■ PROVIDED MATERIAL:
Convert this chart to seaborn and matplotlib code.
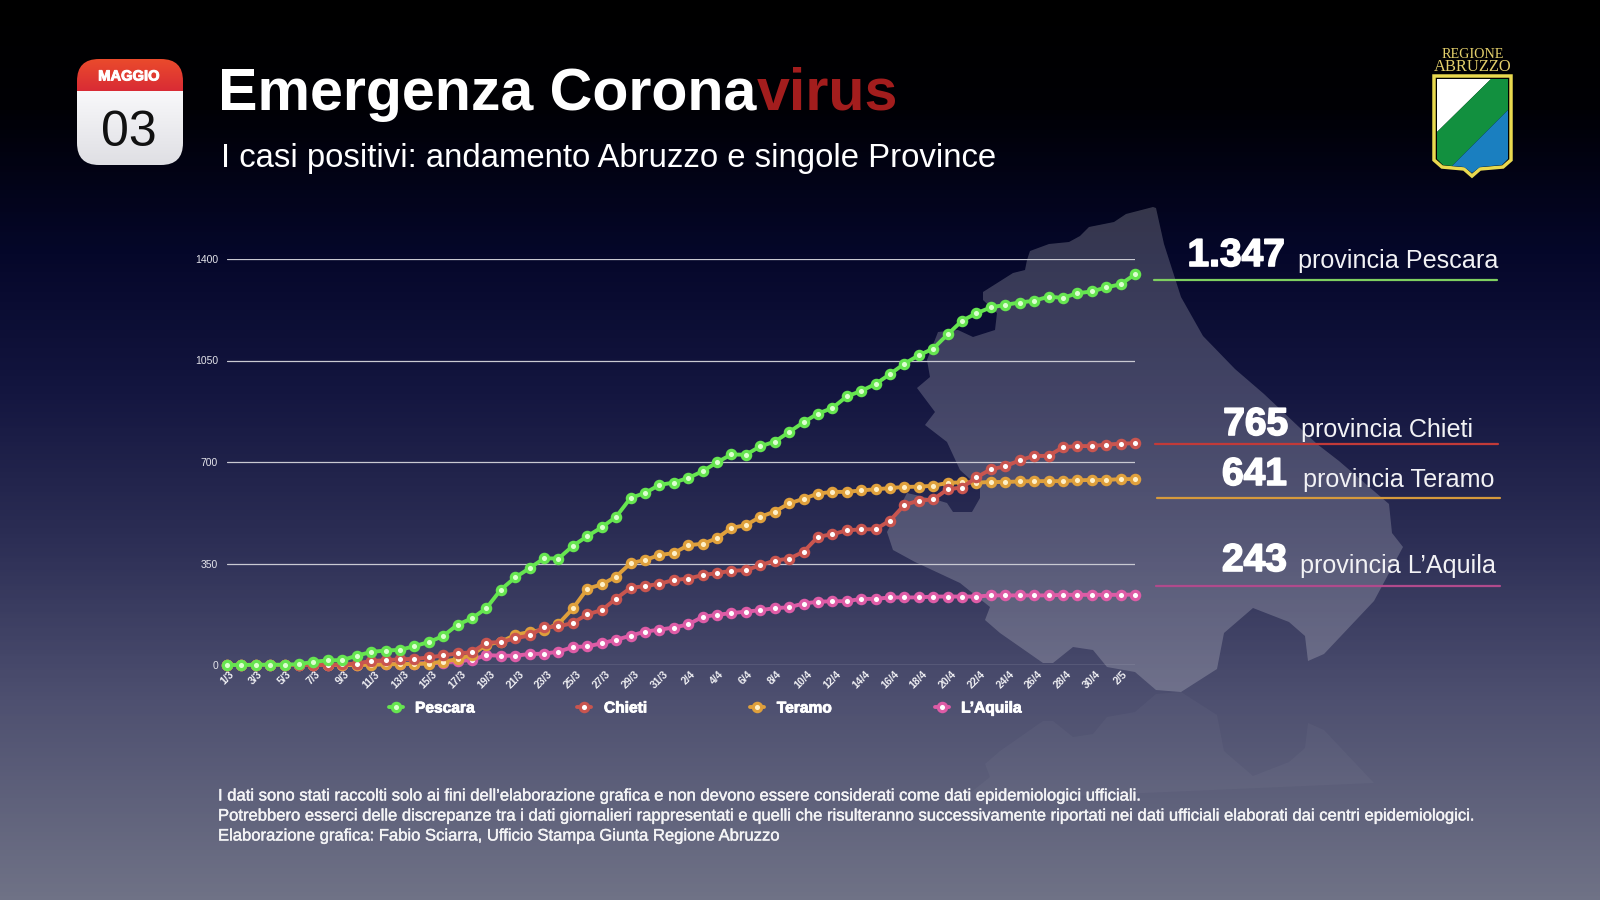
import numpy as np
import matplotlib
matplotlib.use("Agg")
import matplotlib.pyplot as plt
from matplotlib.colors import LinearSegmentedColormap
from matplotlib.patches import Polygon, FancyBboxPatch
import matplotlib.patheffects as pe
import seaborn as sns

pescara = [0,0,1,1,1,3,11,16,17,32,45,50,52,65,79,100,139,161,196,260,302,334,368,367,411,444,475,511,576,593,621,629,645,668,699,726,725,754,770,803,837,867,886,926,945,969,1003,1039,1068,1091,1140,1187,1213,1233,1242,1250,1256,1270,1266,1282,1288,1302,1313,1347]
chieti = [0,0,0,0,0,0,0,0,2,5,14,16,20,21,26,33,40,44,77,79,92,102,130,133,145,175,189,229,266,272,280,293,298,310,317,325,327,344,360,367,390,442,451,464,468,468,498,552,567,571,606,612,647,675,685,706,721,721,751,755,755,760,763,765]
teramo = [0,0,0,0,0,0,0,0,0,0,1,2,3,4,5,12,20,35,70,80,104,114,122,142,195,263,278,305,351,362,379,386,413,418,437,473,482,511,529,557,573,591,597,597,602,606,610,614,615,618,628,630,629,631,631,633,634,634,634,637,638,638,641,641]
laquila = [0,0,0,0,0,0,0,0,0,1,2,3,4,5,6,8,13,18,34,32,32,38,39,46,62,64,75,87,101,115,122,129,140,166,173,179,184,189,196,199,212,218,220,220,228,228,233,233,233,236,236,236,236,240,240,240,240,240,242,242,242,242,242,243]
tick_labels = ["1/3","3/3","5/3","7/3","9/3","11/3","13/3","15/3","17/3","19/3","21/3","23/3","25/3","27/3","29/3","31/3","2/4","4/4","6/4","8/4","10/4","12/4","14/4","16/4","18/4","20/4","22/4","24/4","26/4","28/4","30/4","2/5"]
y_ticks = [0,350,700,1050,1400]
values = [pescara,chieti,teramo,laquila]
colors = ["#66e550","#c9554f","#dfa03c","#de5ca6"]
centers = ["#dcffd0","#ffffff","#fff0c8","#ffffff"]
draw_order = [3,2,1,0]
totals = ["1.347","765","641","243"]
side_names = ["provincia Pescara","provincia Chieti","provincia Teramo","provincia L\u2019Aquila"]
legend_names = ["Pescara","Chieti","Teramo","L\u2019Aquila"]

map_outline = [(1153,207),(1126,214),(1114,222),(1089,227),(1080,236),(1069,242),(1049,244),(1030,251),(1027,260),(1025,270),(1013,273),(983,292),(983,300),(997,313),(995,330),(973,337),(958,330),(938,332),(927,360),(930,377),(917,388),(935,412),(925,425),(947,442),(960,470),(980,488),(980,498),(972,512),(953,512),(947,503),(937,500),(907,493),(887,532),(893,550),(915,562),(960,583),(990,607),(985,620),(1000,633),(1043,663),(1053,663),(1073,647),(1093,650),(1107,667),(1135,672),(1156,690),(1181,692),(1217,669),(1224,633),(1253,608),(1289,622),(1305,636),(1308,661),(1324,654),(1374,601),(1403,547),(1392,533),(1389,504),(1339,461),(1317,444),(1264,394),(1235,369),(1203,336),(1181,297),(1164,244),(1156,208)]

sns.set_theme(style="dark")
SANS = ["Liberation Sans","DejaVu Sans"]
plt.rcParams["font.family"] = SANS

fig = plt.figure(figsize=(16,9), dpi=100)
bg = fig.add_axes([0,0,1,1]); bg.set_axis_off()
cmap = LinearSegmentedColormap.from_list("bg",[(0,"#000000"),(0.12,"#000005"),(0.28,"#05072a"),(0.43,"#13153f"),(0.6,"#2c2e55"),(0.78,"#4e5070"),(1,"#6f7286")])
bg.imshow(np.linspace(0,1,450).reshape(-1,1),cmap=cmap,extent=(0,1600,900,0),aspect="auto",zorder=0)
bg.set_xlim(0,1600); bg.set_ylim(900,0)

bg.add_patch(Polygon(map_outline,closed=True,fc="white",ec="none",alpha=0.2,zorder=1))
mirror = [(x,2*692-y) for x,y in map_outline if y>580]
bg.add_patch(Polygon(mirror,closed=True,fc="white",ec="none",alpha=0.03,zorder=1))

# calendar icon
card = FancyBboxPatch((99,81),62,62,boxstyle="round,pad=22,rounding_size=22",fc="none",ec="none",zorder=2)
bg.add_patch(card)
im1 = bg.imshow(np.linspace(0,1,60).reshape(-1,1),cmap=LinearSegmentedColormap.from_list("w",["#f8f8fa","#dfdfe4"]),extent=(77,183,165,91),aspect="auto",zorder=2); im1.set_clip_path(card)
im2 = bg.imshow(np.linspace(0,1,30).reshape(-1,1),cmap=LinearSegmentedColormap.from_list("r",["#ea4a2c","#d92c35"]),extent=(77,183,91,59),aspect="auto",zorder=3); im2.set_clip_path(card)
bg.set_xlim(0,1600); bg.set_ylim(900,0)
bg.text(129,76.5,"MAGGIO",color="white",fontsize=10.6,fontweight="bold",family=SANS,ha="center",va="center",zorder=4,
        path_effects=[pe.withStroke(linewidth=0.7,foreground="white")])
bg.text(128.5,133.5,"03",color="#111111",fontsize=36,family=SANS,ha="center",va="center",zorder=4)

# logo
bg.add_patch(Polygon([(1434,76),(1511,76),(1511,160),(1503,167),(1480,169),(1472,176),(1464,169),(1442,167),(1434,160)],fc="#000000",ec="#e9d94f",lw=2.5,zorder=2))
bg.add_patch(Polygon([(1437,79),(1491,79),(1437,132)],fc="white",ec="none",zorder=3))
bg.add_patch(Polygon([(1491,79),(1508,79),(1508,110),(1452,166),(1443,165),(1437,159),(1437,132)],fc="#12903f",ec="none",zorder=3))
bg.add_patch(Polygon([(1508,110),(1508,159),(1502,165),(1480,167),(1472,173),(1464,167),(1452,166)],fc="#1a7fc0",ec="none",zorder=3))
bg.text(1472.5,54,"REGIONE",color="#e3cf6b",fontsize=10.2,family=["Liberation Serif"],ha="center",va="center",zorder=4)
bg.text(1472.5,67,"ABRUZZO",color="#e3cf6b",fontsize=11.9,family=["Liberation Serif"],ha="center",va="center",zorder=4)

# title
t1 = bg.text(218,94,"Emergenza Corona",color="white",fontsize=42.6,fontweight="bold",family=SANS,ha="left",va="center",zorder=4)
bg.annotate("virus",xy=(1,0),xycoords=t1,xytext=(0,0),textcoords="offset points",color="#a31d1d",fontsize=42.6,fontweight="bold",family=SANS,ha="left",va="bottom",zorder=4)
bg.text(221,159,"I casi positivi: andamento Abruzzo e singole Province",color="white",fontsize=23.7,family=SANS,ha="left",va="center",zorder=4)

# chart
ax = fig.add_axes([227/1600,1-665/900,908/1600,406/900])
ax.patch.set_alpha(0)
days = np.arange(len(pescara))
for i in draw_order:
    sns.lineplot(x=days,y=values[i],ax=ax,color=colors[i],lw=2.8,marker="o",markersize=6.0,
                 markerfacecolor=centers[i],markeredgecolor=colors[i],markeredgewidth=2.3,
                 estimator=None,errorbar=None,legend=False,clip_on=False,label=legend_names[i],zorder=5)
ax.set_xlim(0,63); ax.set_ylim(0,1400)
ax.set_xlabel(""); ax.set_ylabel("")
for s in ax.spines.values(): s.set_visible(False)
ax.set_yticks(y_ticks); ax.set_yticklabels([str(v) for v in y_ticks],fontsize=7.5,color="#e4e4ea",family=SANS)
ax.set_xticks(days[::2]); ax.set_xticklabels(tick_labels,fontsize=7.6,color="#eeeef2",rotation=45,ha="center",fontweight="bold",family=SANS)
ax.tick_params(axis="both",length=0)
ax.tick_params(axis="y",pad=6.5); ax.tick_params(axis="x",pad=3)
ax.grid(False); ax.yaxis.grid(True,color="#c9c9d2",lw=0.9); ax.xaxis.grid(False)
ax.set_axisbelow(True)

h,l = ax.get_legend_handles_labels()
order = [l.index(n) for n in legend_names]
leg = ax.legend([h[k] for k in order],[l[k] for k in order],ncol=4,frameon=False,loc="center",
                bbox_to_anchor=((705-227)/908,(665-708)/406),handlelength=0.9,handletextpad=0.8,columnspacing=6.63,
                prop={"weight":"bold","size":11.2,"family":SANS})
for t in leg.get_texts():
    t.set_color("white")
    t.set_path_effects([pe.withStroke(linewidth=0.6,foreground="white")])

# side labels
rows = [(1285,253,1298,268,280,1154,1497),(1288,422,1301,437,444,1155,1498),(1287,472,1303,487,498,1157,1500),(1287,558,1300,573,586,1156,1500)]
line_cols = ["#7fd060","#c23a38","#d69a3c","#b04a8c"]
for (xn,yn,xt,yb,yl,x0,x1),tot,nm,c in zip(rows,totals,side_names,line_cols):
    bg.text(xn,yn+3,tot,color="white",fontsize=28,fontweight="bold",family=SANS,ha="right",va="center",zorder=4,
            path_effects=[pe.withStroke(linewidth=1.2,foreground="white")])
    bg.text(xt,yb,nm,color="#f2f2f5",fontsize=18.1,family=SANS,ha="left",va="baseline",zorder=4)
    bg.plot([x0,x1],[yl,yl],color=c,lw=1.6,zorder=4)

# footer
foot = ["I dati sono stati raccolti solo ai fini dell\u2019elaborazione grafica e non devono essere considerati come dati epidemiologici ufficiali.",
        "Potrebbero esserci delle discrepanze tra i dati giornalieri rappresentati e quelli che risulteranno successivamente riportati nei dati ufficiali elaborati dai centri epidemiologici.",
        "Elaborazione grafica: Fabio Sciarra, Ufficio Stampa Giunta Regione Abruzzo"]
for y,s in zip([796,816,836],foot):
    bg.text(218,y,s,color="#f4f4f6",fontsize=11.97,family=SANS,ha="left",va="center",zorder=4,
            path_effects=[pe.withStroke(linewidth=0.3,foreground="#f4f4f6")])
fig.savefig("out.png",dpi=100)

■ INSTRUCTION: Up to and including the line with "import seaborn as sns", copy the data above from its first line. Skip pictures.

■ ANSWER TO THE EXERCISE:
Convert this chart to seaborn and matplotlib code.
import numpy as np
import matplotlib
matplotlib.use("Agg")
import matplotlib.pyplot as plt
from matplotlib.colors import LinearSegmentedColormap
from matplotlib.patches import Polygon, FancyBboxPatch
import matplotlib.patheffects as pe
import seaborn as sns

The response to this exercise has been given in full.